# What kind of herb is this?



## FarmFamily (Feb 12, 2014)

Hello. This herb is growing in a friend's herb garden. Her husband bought/planted the herbs last yr and they aren't marked. I'm not really sure what this is. It tastes a lot like oregano. Looks nothing like any oregano or other herb I have. This picture shows it while in bloom. Any ideas??


----------



## bluefish (Jan 27, 2006)

I don't see a pic?


----------



## FarmChix (Mar 3, 2013)

Me either.  I even clicked on the little picture icon....nothing.


----------



## FarmFamily (Feb 12, 2014)

Ok this is strange. The picture was there when I posted. Let's try this again....


----------



## vicker (Jul 11, 2003)

Wild Bergamot, similar to bee-balm.


----------



## kentuckyhippie (May 29, 2004)

bergamot, sometimes called bee balm. makes good tea


----------



## Paumon (Jul 12, 2007)

That is lilac colored *Monarda didyma*. There are two colors of monarda there in that picture (lilac and red) but that is the didyma variety, not the wild fistulosa variety - monarda fistulosa (also has pale lilac colored blooms but shorter stems and flatter flowers) is what is called wild bergamot because it smells like oil of bergamot oranges from Spain, used for making Earl Grey tea. Monarda didyma (which has red, lilac and several other colors of blooms) is what your friend has there and many varieties of domesticated didyma are sold as an herb or ornamental plant - all monardas are most commonly known as bee balm, bergamot, horsemint, oswego tea plant. 

Monarda is also found in other colors besides lilac and red - there is also white, cream, blue, several shades of pink, orange-red, scarlet, violet, dark purple, mahogany, and very pale creamy pink spotted with dark fuschia-pink and violet. 

All types and colors of monarda have many medicinal, cosmetic and culinary uses as well as being good for making infusions used to dispell biting insects. All parts of the plant and flowers are edible and safe if not eaten to excess (the flowers are especially delicious as a garnish, as a spice in cooking or for making jellies or wines). They're great for attracting hummingbirds, butterflies, bees.

Wild bergamot (fistulosa) http://en.wikipedia.org/wiki/Monarda_fistulosa

Domesticated monarda (didyma) http://en.wikipedia.org/wiki/Monarda_didyma

Here is a pretty good list of monarda varieties with pictures of the colors, it's not a complete list though: http://www.specialperennials.com/Other_Perennials/Plant_List_Monarda.htm


----------



## FarmFamily (Feb 12, 2014)

Thanks everyone. This tastes like oregano. That's what Bergamot is supposed to taste like? I have never tasted this taste in Earl Gray??


----------



## Paumon (Jul 12, 2007)

FarmFamily said:


> Thanks everyone. This tastes like oregano. That's what Bergamot is supposed to taste like? I have never tasted this taste in Earl Gray??

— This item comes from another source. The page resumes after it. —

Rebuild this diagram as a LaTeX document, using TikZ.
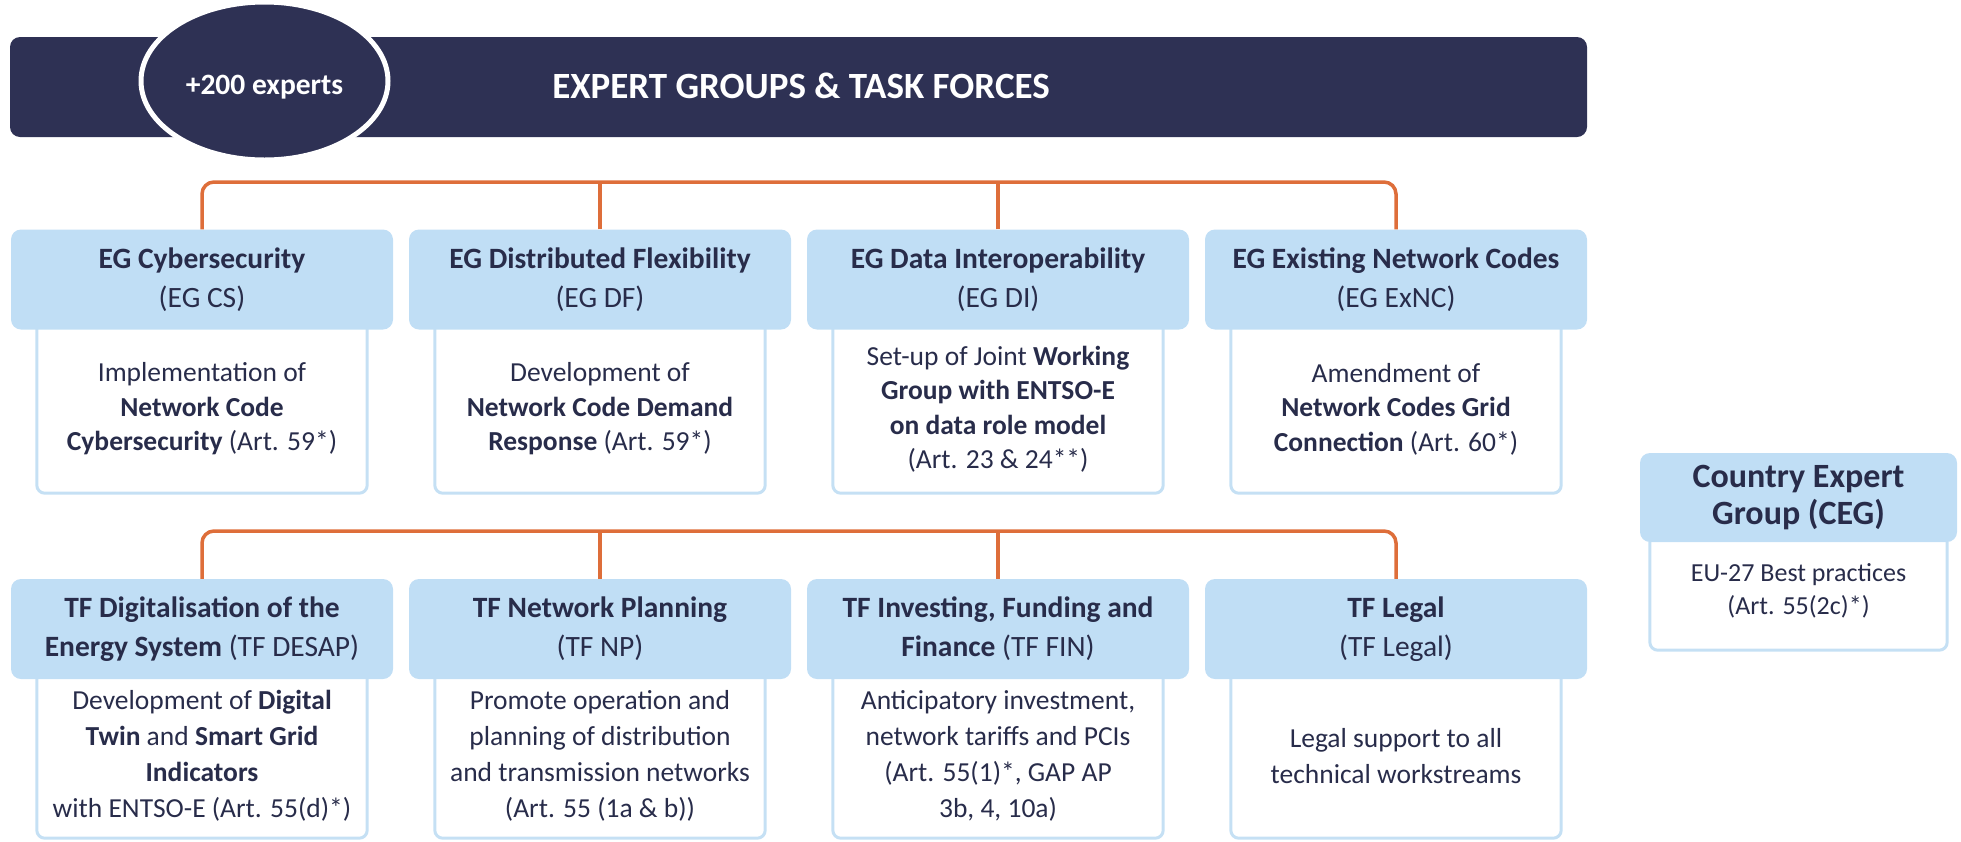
\documentclass[tikz,border=0pt]{standalone}
\usepackage{fontspec}
\setmainfont{Carlito}
\usetikzlibrary{shapes.geometric}
\definecolor{navy}{RGB}{46,49,84}
\definecolor{hdrblue}{RGB}{192,222,245}
\definecolor{bodyblue}{RGB}{197,224,244}
\definecolor{conorange}{RGB}{222,110,58}
\definecolor{txt}{RGB}{40,44,74}
\begin{document}
\begin{tikzpicture}[x=1pt,y=-1pt,
 hdr/.style={fill=hdrblue, rounded corners=10pt, minimum width=382pt, minimum height=100pt, align=center, text=txt, font=\fontsize{29.5}{39}\selectfont, inner sep=0pt},
 bodybox/.style={minimum width=330pt, inner sep=0pt},
 bodytext/.style={align=center, text=txt, font=\fontsize{27.5}{34.5}\selectfont, inner sep=0pt},
 bodyline/.style={draw=bodyblue, line width=3pt, rounded corners=8pt},
 conn/.style={draw=conorange, line width=3.5pt, rounded corners=12pt},
]
\useasboundingbox (0,0) rectangle (1961,841);

% banner
\node[fill=navy, rounded corners=10pt, minimum width=1577pt, minimum height=100pt, inner sep=0pt] (banner) at (798.5,87) {};
\node[text=white, font=\bfseries\fontsize{37}{44}\selectfont] (title) at (801,86) {EXPERT GROUPS \& TASK FORCES};
\node[ellipse, fill=navy, draw=white, line width=5pt, minimum width=247pt, minimum height=158pt, inner sep=0pt] (experts) at (264.5,81) {};
\node[text=white, font=\bfseries\fontsize{29.5}{35}\selectfont] (expertstext) at (264.5,87) {+200 experts};

% bus coordinates
\coordinate (bus1) at (0,182);
\coordinate (bus2) at (0,531);

% row 1 bodies
\foreach \n/\x in {b1/202,b2/600,b3/998,b4/1396}{
  \node[bodybox, minimum height=164pt] (\n) at (\x,411) {};
  \draw[bodyline] (\n.north west) -- (\n.south west) -- (\n.south east) -- (\n.north east);
}
\node[bodytext] (t1) at (202,409) {Implementation of\\\textbf{Network Code}\\\textbf{Cybersecurity} (Art. 59*)};
\node[bodytext] (t2) at (600,409) {Development of\\\textbf{Network Code Demand}\\\textbf{Response} (Art. 59*)};
\node[bodytext] (t3) at (998,409) {Set-up of Joint \textbf{Working}\\\textbf{Group with ENTSO-E}\\\textbf{on data role model}\\(Art. 23 \& 24**)};
\node[bodytext] (t4) at (1396,409) {Amendment of\\\textbf{Network Codes Grid}\\\textbf{Connection} (Art. 60*)};

% row 1 headers
\node[hdr] (h1) at (202,279.5) {\textbf{EG Cybersecurity}\\(EG CS)};
\node[hdr] (h2) at (600,279.5) {\textbf{EG Distributed Flexibility}\\(EG DF)};
\node[hdr] (h3) at (998,279.5) {\textbf{EG Data Interoperability}\\(EG DI)};
\node[hdr] (h4) at (1396,279.5) {\textbf{EG Existing Network Codes}\\(EG ExNC)};

% row 2 bodies
\foreach \n/\x in {b5/202,b6/600,b7/998,b8/1396}{
  \node[bodybox, minimum height=159pt] (\n) at (\x,758.5) {};
  \draw[bodyline] (\n.north west) -- (\n.south west) -- (\n.south east) -- (\n.north east);
}
\node[bodytext, font=\fontsize{27.5}{36}\selectfont] (t5) at (202,756) {Development of \textbf{Digital}\\\textbf{Twin} and \textbf{Smart Grid}\\\textbf{Indicators}\\with ENTSO-E (Art. 55(d)*)};
\node[bodytext, font=\fontsize{27.5}{36}\selectfont] (t6) at (600,756) {Promote operation and\\planning of distribution\\and transmission networks\\(Art. 55 (1a \& b))};
\node[bodytext, font=\fontsize{27.5}{36}\selectfont] (t7) at (998,756) {Anticipatory investment,\\network tariffs and PCIs\\(Art. 55(1)*, GAP AP\\3b, 4, 10a)};
\node[bodytext, font=\fontsize{27.5}{36}\selectfont] (t8) at (1396,756) {Legal support to all\\technical workstreams};

% row 2 headers
\node[hdr] (h5) at (202,629) {\textbf{TF Digitalisation of the}\\\textbf{Energy System} (TF DESAP)};
\node[hdr] (h6) at (600,629) {\textbf{TF Network Planning}\\(TF NP)};
\node[hdr] (h7) at (998,629) {\textbf{TF Investing, Funding and}\\\textbf{Finance} (TF FIN)};
\node[hdr] (h8) at (1396,629) {\textbf{TF Legal}\\(TF Legal)};

% CEG
\node[bodybox, minimum width=297pt, minimum height=108pt] (cegb) at (1798.5,596) {};
\draw[bodyline] (cegb.north west) -- (cegb.south west) -- (cegb.south east) -- (cegb.north east);
\node[bodytext, font=\fontsize{26}{33}\selectfont] (cegt) at (1798.5,591) {EU-27 Best practices\\(Art. 55(2c)*)};
\node[hdr, minimum width=317pt, minimum height=89pt, font=\bfseries\fontsize{34}{37}\selectfont] (ceg) at (1798.5,497.5) {Country Expert\\Group (CEG)};

% connectors
\draw[conn] (h1.north) -- (h1.north |- bus1) -- (h4.north |- bus1) -- (h4.north);
\draw[conn] (h2.north) -- (h2.north |- bus1);
\draw[conn] (h3.north) -- (h3.north |- bus1);
\draw[conn] (h5.north) -- (h5.north |- bus2) -- (h8.north |- bus2) -- (h8.north);
\draw[conn] (h6.north) -- (h6.north |- bus2);
\draw[conn] (h7.north) -- (h7.north |- bus2);
\end{tikzpicture}
\end{document}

No, wild bergamot bee balm does not taste like oregano. Bergamot bee balm (monarda fistulosa) has a taste similar to oil from the zest of bergamot oranges and that bergamot orange oil is what's used in Earl Grey tea. It's a very unique taste and doesn't taste anything like any kinds of herbs.

Cultivated bee balm (Monarda didyma), which is what is in the picture you posted, can have a taste similar to several kinds of culinary herbs and flowers depending on the variety and color of the bee balm plants - i.e. oregano, sage, savory, tarragon, various types of mints, lemon thyme, lemon balm, basil, even French lavender, lilac and pansy flowers are flavours that may over-lay the natural minty bee balm flavour. 

I grow 5 types of monarda didyma bee balm and they each have different flavours overlaying the normal minty bee balm flavour. My lilac one tastes like peppery hot oregano, my red one tastes like lemon thyme, my mahogany one tastes a bit like rosemary flowers, my pink one tastes faintly like variegated sage and my white one smells like pansies and tastes like sweet viola flowers. On all of them the flowers are very sweet because they're full of nectar. 

But not the unique citrusy taste of oil of bergamot oranges.


----------